Von Demokratielernen bis Design Thinking mit Service-Learning
Michael Kubli hat mehrere Jahre lang Service-Learning umgesetzt und als Schulleiter gefördert. Im Interview spricht er über seine Erfahrungen, die er heute als Mitglied des Zentrums Service-Learning mit Schulen in der ganzen Schweiz teilt.
Was zeichnet Service-Learning in Deinen Augen als innovative schulische Didaktik aus?
Kooperation, Kreativität, Kommunikation, kritisches Denken: Service-Learning fördert alle 4-K-Kompetenzen – von denen ich im Schulkontext das kritische Denken für die Wichtigste halte, weil diese häufig überhaupt erst ausgebildet werden muss. Dabei verstehen sich kritisch hinterfragende Schüler*innen und die vielfältigen Aufgaben im Schulalltag nicht unbedingt gut miteinander: Wir Lehrer*innen sind froh, wenn es auch einfach mal läuft und Schüler*innen mitmachen. Aus pädagogischer Sicht ist also entscheidend, wie das kritische Denken junger Menschen konstruktiv sein kann – und Service-Learning hat eben in der Regel einen positiven Verlauf.

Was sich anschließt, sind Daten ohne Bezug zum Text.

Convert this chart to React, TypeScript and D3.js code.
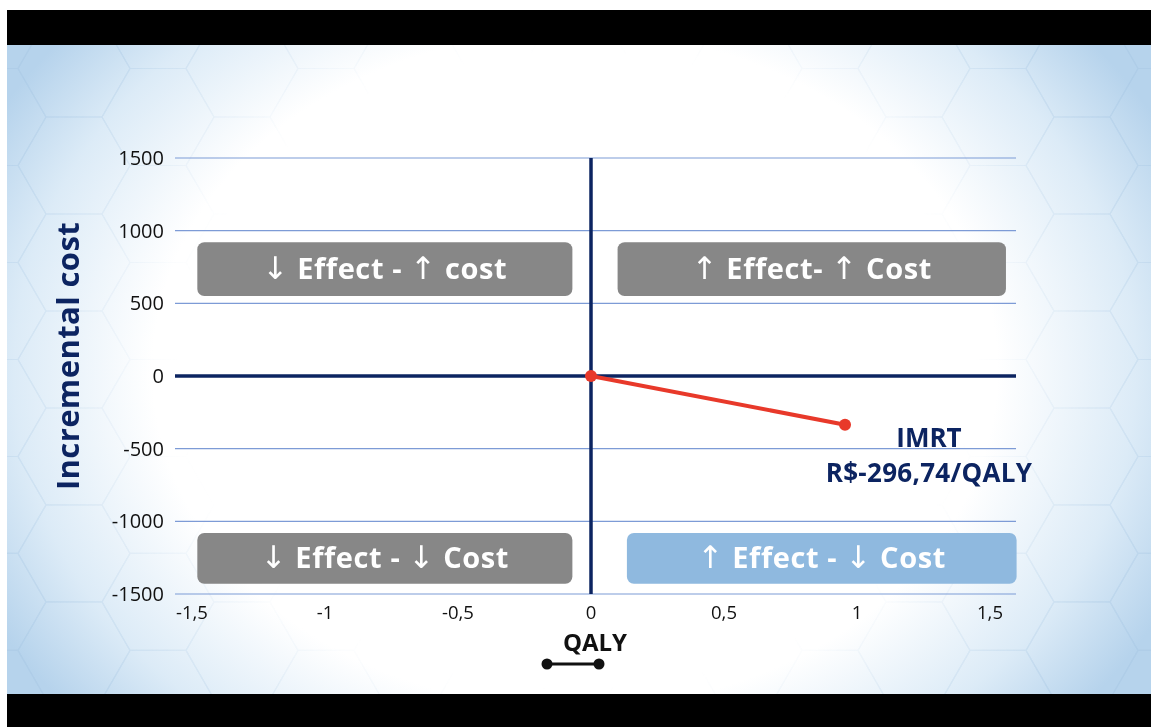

Kannst Du uns ein Beispiel für Service-Learning aus Deiner eigenen Praxis geben?
Bei meinem ersten Service-Learning-Projekt an einer Privatschule am Bodensee waren Jugendliche als „Locations Scouts“ unterwegs, das kennt man als Suche geeigneter Drehorte für Filmproduktionen: Die Schüler*innen haben in ihrer Gemeinde nach unterschiedlichen Orten gesucht, die eigentlich cool, aber nicht unbedingt bekannt waren. Um das zu ändern, haben sie an diesen Orten Aktionen wie Modeschauen veranstaltet und schließlich eine Karte entwickelt, die sie der Stadt übergaben. Danach habe ich diverse Projekte an einer öffentlichen Schule in Kreuzlingen am Bodensee gemacht: Diese Schule ist mittlerweile gut vernetzt und wird von der Kommunalverwaltung oder Organisationen vor Ort für Service-Learning-Kooperationen angefragt: So ein Netzwerk ist super, weil derartige Bedarfe das Engagement der Schüler*innen noch wirksamer machen können.
Demokratiepädagogik kennt viele Ansätze: Worin siehst Du das Potenzial von LdE?
Um Demokratielernen ganzheitlich zu denken, gibt es im Moment nichts Besseres als Service-Learning. Wie kommuniziere ich fair, wie können gemeinsame Entscheidungen getroffen werden: Das sind wichtige demokratische Kompetenzen – aber das lässt sich auch im Klassenraum machen. Bei Service-Learning hingegen gehen die Kinder und Jugendlichen hinaus und erfahren: ‚Das Leben ist nicht nur das, was ich aus der Schule oder den sozialen Medien kenne: Das ist Teil größerer Zusammenhänge.‘ Gleichzeitig erleben sie sich als aktives Mitglied unserer Gesellschaft – mit direktem Einfluss auf ihre Umgebung, wie bei den Location Scouts.
Welche Herausforderungen erlebst Du bei der Umsetzung von Service-Learning?
Service-Learning bedeutet, Schüler*innen loszulassen und sich als Lehrer*in davon zu lösen, etwas zu planen, was dann umgesetzt und abgeschlossen wird. Es braucht die Offenheit, Kinder und Jugendliche Verantwortung übernehmen zu lassen. Und auch scheitern zu sehen: Der Umgang damit ist ja eine enorm wichtige Kompetenz. Für Lehrer*innen heißt das, Vertrauen zu zeigen, aber auch eine Struktur anzubieten, mit der Schüler*innen schrittweise loslaufen können.
Hast Du eine Empfehlung für Lehrer*innen, wie das gelingen kann?
Ich finde Design-Thinking wertvoll als Gerüst für Prozesse, die am Ende ganz woanders hinführen dürfen, als anfangs vielleicht vermutet. Dieser Ansatz begreift Ergebnisse oder Produkte nie als endgültig und rückt Prozesse in den Mittelpunkt – was Lehrer*innen unter anderem darin entlastet, alle Antworten kennen zu müssen. Eine zentrale Frage bei Design-Thinking lautet: „Is it good enough to try?” Darin steckt die Haltung eines agilen Mindsets: Wir haben eine Idee und legen einfach mal los, falls es keine schwerwiegenden Einwände gibt – denn auf dem Weg wird sich unser Service-Learning-Projekt ohnehin ständig verbessern, insofern wir immer wieder reflektieren. So gestalten Schüler*innen und Lehrer*innen gemeinsam moderne Prozesse, die selbst quasi lernfähig sind.